Horacio Rodriguez


Horacio Rodriguez

Horacio Rodriguez is an artist and educator originally from Houston, Texas. After spending the summers in high school wandering the streets of Houston's Museum district and taking classes at the Glassell School of Art, he dedicated himself to a career in the arts by majoring first in photography and finally finding his true passion: ceramics and sculpture.

After graduating Magna Cum Laude from the University of Redlands in 1997, he spent time travelling throughout Latin America and the Caribbean; immersing himself in the culture, language, and food of his ancestors. The following decade was spent teaching art, digital graphics and ceramics at Chavez High School on the East side of Houston; working primarily with the immigrant communities that had inspired him during his travels.

In 2010, a travel fellowship studying Ceramics in Japan changed the trajectory of his life and art. With a renewed passion, he began creating a new body of work fusing digitally manipulated imagery and text with clay. In 2013, He began working on his Masters of Fine Arts and teaching at Montana State University in Bozeman, Montana. After graduating from Montana State University with an MFA in Ceramics in 2016, he received the Morales Teaching Fellowship from the University of Utah and moved to Salt Lake City to teach and further expand his studio practice.

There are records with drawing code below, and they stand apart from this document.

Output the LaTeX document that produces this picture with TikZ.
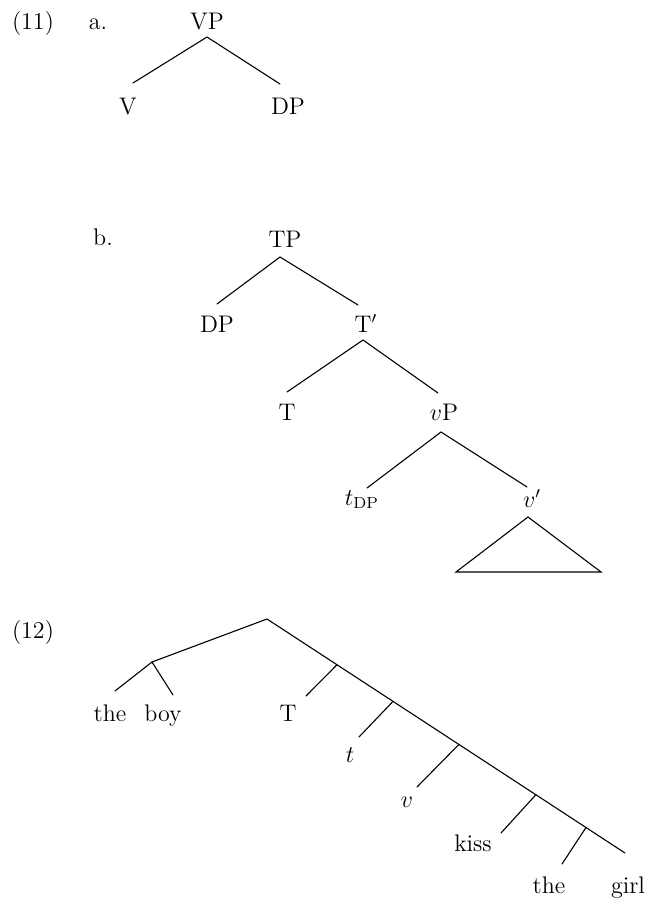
\documentclass[tikz,border=0pt]{standalone}
\usetikzlibrary{calc}
\begin{document}
\begin{tikzpicture}[x=0.5pt,y=-0.5pt,
  lab/.style={anchor=base,inner sep=0pt,font=\fontsize{12}{14}\selectfont},
  br/.style={line width=0.55pt,line cap=round}]
\useasboundingbox (0,0) rectangle (648,904);
% ---------- (11a)
\node[lab] (n11) at (33,30) {(11)};
\node[lab] (na) at (98,30) {a.};
\node[lab] (VP) at (207,30) {VP};
\node[lab] (V) at (128,115) {V};
\node[lab] (DPa) at (288,115) {DP};
\coordinate (aT) at (207,37);
\coordinate (aL) at (133,83);
\coordinate (aR) at (280,84);
\draw[br] (aL) -- (aT) -- (aR);
% ---------- (11b)
\node[lab] (nb) at (103,245) {b.};
\node[lab] (TP) at (285,247) {TP};
\node[lab] (DPb) at (217,332) {DP};
\node[lab] (Tbar) at (366,332) {T$'$};
\node[lab] (T) at (287,420) {T};
\node[lab] (vP) at (444,420) {$v$P};
\node[lab] (tDP) at (362,505) {$t_{\mathrm{DP}}$};
\node[lab] (vbar) at (532,507) {$v'$};
\coordinate (bT) at (280,257);
\coordinate (bL) at (217,304);
\coordinate (bR) at (358,305);
\coordinate (cT) at (363,340);
\coordinate (cL) at (287,392);
\coordinate (cR) at (438,393);
\coordinate (dT) at (441,432);
\coordinate (dL) at (367,488);
\coordinate (dR) at (527,487);
\coordinate (eT) at (528,517);
\coordinate (eL) at (456,572);
\coordinate (eR) at (601,572);
\draw[br] (bL) -- (bT) -- (bR);
\draw[br] (cL) -- (cT) -- (cR);
\draw[br] (dL) -- (dT) -- (dR);
\draw[br] (eT) -- (eL) -- (eR) -- cycle;
% ---------- (12)
\node[lab] (n12) at (33,638) {(12)};
\node[lab] (the1) at (110,721) {the};
\node[lab] (boy) at (163,721) {boy};
\node[lab] (T2) at (288,721) {T};
\node[lab] (t2) at (350,762) {$t$};
\node[lab] (v2) at (407,807) {$v$};
\node[lab] (kiss) at (473,851) {kiss};
\node[lab] (the2) at (549,893) {the};
\node[lab] (girl) at (628,893) {girl};
\coordinate (r) at (267,619);
\coordinate (s) at (152,662);
\coordinate (s1) at (115,691);
\coordinate (s2) at (173,695);
\coordinate (g) at (625,853);
\coordinate (j1) at ($(r)!0.1955!(g)$);
\coordinate (j2) at ($(r)!0.352!(g)$);
\coordinate (j3) at ($(r)!0.536!(g)$);
\coordinate (j4) at ($(r)!0.751!(g)$);
\coordinate (j5) at ($(r)!0.891!(g)$);
\coordinate (e1) at (306,696);
\coordinate (e2) at (359,737);
\coordinate (e3) at (417,787);
\coordinate (e4) at (501,833);
\coordinate (e5) at (562,864);
\draw[br] (s) -- (r) -- (g);
\draw[br] (s1) -- (s) -- (s2);
\draw[br] (j1) -- (e1);
\draw[br] (j2) -- (e2);
\draw[br] (j3) -- (e3);
\draw[br] (j4) -- (e4);
\draw[br] (j5) -- (e5);
\end{tikzpicture}
\end{document}
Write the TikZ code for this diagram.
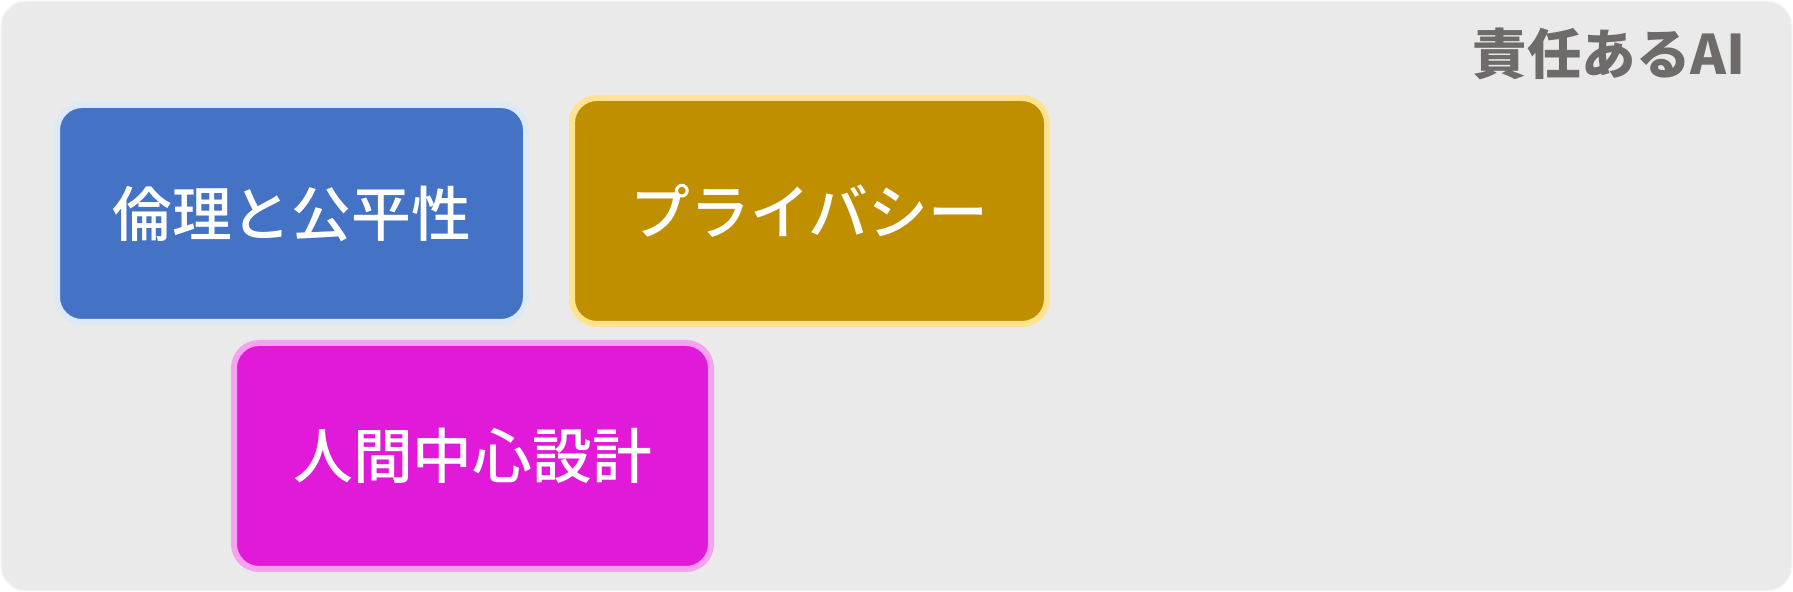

Horacio says about his work, "My work is about the many borders I have crossed in my life. I carry many of these borders with me in my memories and produce work about these physical and psychological borders. As a product of multiple cultures and identities, my art is used as a vehicle to explore the creation of my personal narrative within the hybrid cultures of the borderlands". Horacio has shown his work extensively; He recently won best of show in the international exhibition, Clay on the Wall, sponsored by Texas Tech University and displayed at the LH Underwood Center for the Arts. He was also recently included in Contemporary Clay which was displayed at the Western Colorado Center for the Arts, as well as Site Lines, The University of Utah’s Art Department faculty show at the Utah Museum of Fine Arts.

Currently, Horacio is busy preparing for his upcoming show entitled, (Un)Invited Collaborations with my Ancestors, which will open April, 19th 2019 at Finch-Lane Gallery in Salt Lake City, Utah. He is also completing his third year of the Morales Fellowship, and recently joined the Board of Directors for Mestizo Institute of Culture and Arts (MICA) as their secretary. Horacio is passionate about contributing to Salt Lake City’s Art community, and is looking forward to his upcoming artist’s residency at the Utah Museum of Contemporary Arts which begins in August of 2019.

Artist Statement
My work is about the many borders I have crossed in my life. I carry many of these with me in my memories, and produce work about these physical and psychological borders. As a product of multiple cultures and identities, my art is used as a vehicle to explore the creation of my personal narrative.

The process of creating my work happens over consecutive firings as I build up multiple layers on the surface of my clay work. I seek to transform and infuse new meaning into objects and symbols synonymous with my pre-Hispanic and Mestizo culture, as well as the seductive visual language of Western dominant culture. This creates a hybrid work which mimics my own layered identity.

Although clay is my passion, I have let my ideas and the conceptual framework within which I work, dictate the materials and processes that I engage with while creating my art. Projected imagery and photography coexist with slip-cast ceramic pieces infused with original and appropriated imagery. This hybrid mix of media and techniques approximates the unique, often contradictory spirit of the border aesthetic I am seeking to create.

My Latest body of work is entitled (Un)Invited Collaborations with my Ancestors. This collaborative exploration utilizes parts of the Utah Museum of Fine Arts Pre-Columbian Art collection, the latest in 3d scanning, modeling and printing technologies, coupled with traditional ceramic techniques, to create a series of slip-cast canvases that will explore issues such as immigration and migration, cultural appropriation, identity and revolution.